The review is comprehensive, and I make no effort to do justice to it here. But I was struck by how much of the focus of the existing economic reseach is focused on the attention of possible and actual consumers–that is, in shaping what people are willling to buy and willing to pay. For example, the authors write:

Globally, the average person now spends about six and a half hours on the internet each day, and one-third of US adults report that they are online “almost constantly.” Many of today’s most profitable businesses, such as internet search and social media, generate revenue through “user engagement,” which effectively means attracting and redirecting individuals’ attention. Increasingly, attention has become a commodity that can be bought, sold, and even “fracked” or “stolen” …

Of course, one way of dealing with information and attention constraints is to use social media, like this blog, to make first contact with ideas in a more time-efficient way.

Attention manifests itself not just as a matter of consumption choices, but also in the actions of employees.

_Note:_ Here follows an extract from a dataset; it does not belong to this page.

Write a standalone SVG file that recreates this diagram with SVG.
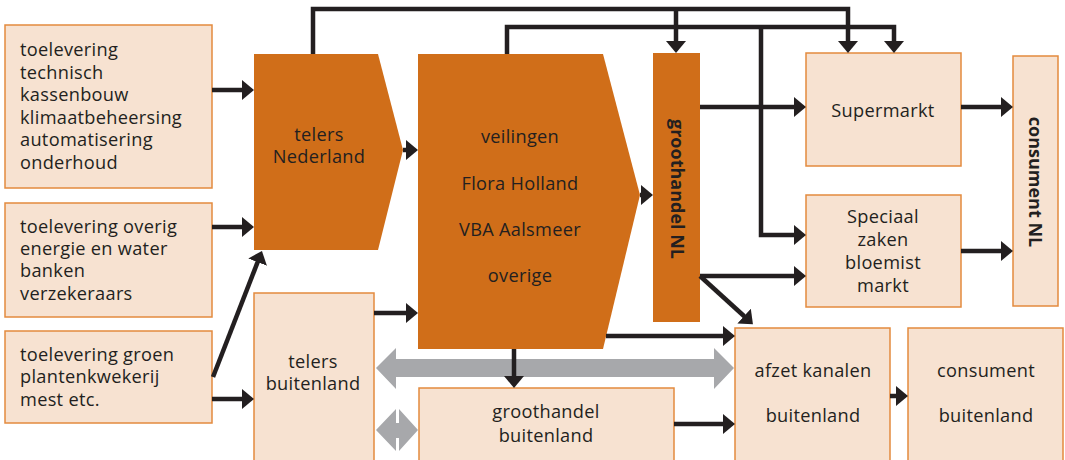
<svg xmlns="http://www.w3.org/2000/svg" width="1065" height="460" viewBox="0 0 1065 460">
  <style>
    .light { fill: #F7E2D1; stroke: #E38A3E; stroke-width: 1.5; }
    .dark { fill: #D06E19; }
    .t { font-family: "Open Sans", "Liberation Sans", sans-serif; font-size: 18.2px; letter-spacing: 0.3px; fill: #231F20; }
    .c { text-anchor: middle; }
    .b { font-weight: bold; font-size: 18px; letter-spacing: 0; }
    .ln { fill: none; stroke: #231F20; stroke-width: 4.5; }
    .arr { marker-end: url(#ah); }
    .gray { fill: #A7A8AB; }
  </style>
  <defs>
    <marker id="ah" markerUnits="userSpaceOnUse" markerWidth="13" markerHeight="21" refX="8" refY="10" orient="auto" viewBox="0 0 13 21">
      <path d="M0,0 L12,10 L0,20 Z" fill="#231F20"/>
    </marker>
  </defs>

  <rect width="1065" height="460" fill="#FFFFFF"/>

  <!-- suppliers -->
  <g id="toelevering-technisch">
    <rect class="light" x="5" y="25" width="207" height="163"/>
    <text class="t" x="20" y="56">toelevering</text>
    <text class="t" x="20" y="79">technisch</text>
    <text class="t" x="20" y="101">kassenbouw</text>
    <text class="t" x="20" y="124">klimaatbeheersing</text>
    <text class="t" x="20" y="146">automatisering</text>
    <text class="t" x="20" y="169">onderhoud</text>
  </g>
  <g id="toelevering-overig">
    <rect class="light" x="5" y="203" width="207" height="114"/>
    <text class="t" x="20" y="233">toelevering overig</text>
    <text class="t" x="20" y="255">energie en water</text>
    <text class="t" x="20" y="277">banken</text>
    <text class="t" x="20" y="300">verzekeraars</text>
  </g>
  <g id="toelevering-groen">
    <rect class="light" x="5" y="331" width="207" height="92"/>
    <text class="t" x="20" y="361">toelevering groen</text>
    <text class="t" x="20" y="383">plantenkwekerij</text>
    <text class="t" x="20" y="406">mest etc.</text>
  </g>

  <!-- growers -->
  <g id="telers-nederland">
    <polygon class="dark" points="254,54 378,54 403,150 378,250 254,250"/>
    <text class="t c" x="319" y="141">telers</text>
    <text class="t c" x="319" y="163">Nederland</text>
  </g>
  <g id="telers-buitenland">
    <rect class="light" x="254" y="293" width="120" height="180"/>
    <text class="t c" x="313" y="368">telers</text>
    <text class="t c" x="313" y="390">buitenland</text>
  </g>

  <!-- auctions -->
  <g id="veilingen">
    <polygon class="dark" points="418,54 603,54 640,195 603,349 418,349"/>
    <text class="t c" x="520" y="143">veilingen</text>
    <text class="t c" x="520" y="190">Flora Holland</text>
    <text class="t c" x="520" y="236">VBA Aalsmeer</text>
    <text class="t c" x="520" y="282">overige</text>
  </g>

  <!-- wholesale -->
  <g id="groothandel-nl">
    <rect class="dark" x="653" y="53" width="47" height="269"/>
    <text class="t c b" transform="translate(677,189) rotate(90)" y="6">groothandel NL</text>
  </g>
  <g id="groothandel-buitenland">
    <rect class="light" x="419" y="388" width="255" height="90"/>
    <text class="t c" x="546" y="418">groothandel</text>
    <text class="t c" x="546" y="442">buitenland</text>
  </g>

  <!-- retail -->
  <g id="supermarkt">
    <rect class="light" x="806" y="53" width="155" height="113"/>
    <text class="t c" x="883" y="117">Supermarkt</text>
  </g>
  <g id="speciaalzaken">
    <rect class="light" x="806" y="195" width="155" height="112"/>
    <text class="t c" x="883" y="223">Speciaal</text>
    <text class="t c" x="883" y="246">zaken</text>
    <text class="t c" x="883" y="269">bloemist</text>
    <text class="t c" x="883" y="292">markt</text>
  </g>
  <g id="afzet-kanalen">
    <rect class="light" x="735" y="328" width="155" height="150"/>
    <text class="t c" x="813" y="377">afzet kanalen</text>
    <text class="t c" x="813" y="422">buitenland</text>
  </g>

  <!-- consumers -->
  <g id="consument-nl">
    <rect class="light" x="1013" y="56" width="45" height="250"/>
    <text class="t c b" transform="translate(1035,182) rotate(90)" y="6">consument NL</text>
  </g>
  <g id="consument-buitenland">
    <rect class="light" x="908" y="328" width="155" height="150"/>
    <text class="t c" x="986" y="377">consument</text>
    <text class="t c" x="986" y="422">buitenland</text>
  </g>

  <!-- connectors -->
  <g id="connectors">
    <!-- two-way exchange arrows (underneath the black flows) -->
    <polygon class="gray" points="376,368 396,348 396,359 714,359 714,348 734,368 714,389 714,377 396,377 396,389"/>
    <polygon class="gray" points="376,430 396,409 396,423 399,423 399,409 418,430 399,451 399,438 396,438 396,451"/>

    <!-- top distribution lines -->
    <path class="ln arr" d="M313,54 V9 H848 V49"/>
    <path class="ln arr" d="M676,9 V49"/>
    <path class="ln arr" d="M507,54 V27 H894 V49"/>
    <path class="ln arr" d="M761,27 V235 H802"/>

    <!-- suppliers to growers -->
    <path class="ln arr" d="M212,90 H250"/>
    <path class="ln arr" d="M212,227 H250"/>
    <path class="ln arr" d="M212,399 H250"/>
    <path class="ln arr" d="M213,377 L260.5,254.7"/>

    <!-- growers to auctions -->
    <path class="ln arr" d="M403,150 H414"/>
    <path class="ln arr" d="M374,313 H414"/>

    <!-- auctions onward -->
    <path class="ln arr" d="M640,195 H649"/>
    <path class="ln arr" d="M606,336 H731"/>
    <path class="ln arr" d="M514,349 V384"/>

    <!-- wholesale NL onward -->
    <path class="ln arr" d="M700,107 H802"/>
    <path class="ln arr" d="M700,276 H802"/>
    <path class="ln arr" d="M700,276 L750,321.5"/>

    <!-- retail to consumers -->
    <path class="ln arr" d="M961,107 H1009"/>
    <path class="ln arr" d="M961,251 H1009"/>

    <!-- foreign chain -->
    <path class="ln arr" d="M674,424 H731"/>
    <path class="ln arr" d="M890,396 H904"/>
  </g>
</svg>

The authors do discuss this topic as well (did I mention that this is a comprehensive review?). For example, they write (citations omitted):

[M]aintaining focus can engender motivational states, such as boredom, curiosity, flow, and mental effort. The hedonic impact of attentional motivation forms a significant portion of the overall utility people derive from many productive activities. Thus, the joys and sorrows of work are, in many instances, the pleasures and pains of maintaining attentional focus.

Workplace boredom, in particular, is an extremely common challenge, especially for repetitive tasks that nevertheless require high levels of sustained vigilance over time, such as tumor detection in mammography and baggage screening for air travel. … [B]oredom generates psychic disutility that increases the extrinsic rewards required to incentivize people to maintain focus, thus driving wages above the economic opportunity cost of time …

In education, a parallel insight has spawned a literature on educational achievement that distinguishes between intelligence and “cognitive endurance”—the ability to sustain attention to difficult tasks over time. … [T]he limited resource of cognitive control plays a key role in determining why and when maintaining attention to a task is aversive. Limited cognitive endurance has been linked to declining performance over time in fields ranging from medicine to school examinations. Individual differences in cognitive endurance predict wages and educational outcomes such as college attendance, college quality, and college graduation, even after controlling for a fatigue-free measure of ability. There is some evidence, however, that cognitive endurance can be improved through practice, with benefits for educational outcomes.

We all know that we live in an economy focused on services and information. For many of us, our jobs are about absorbing information, paying attention, and the responding in a way that shapes and alters the original information. In that world, an stronger powers of cognitive endurance seems like an increasingly important skill for many jobs–including many of those conventionally listed as low-skill, as well as medium- and high-skill.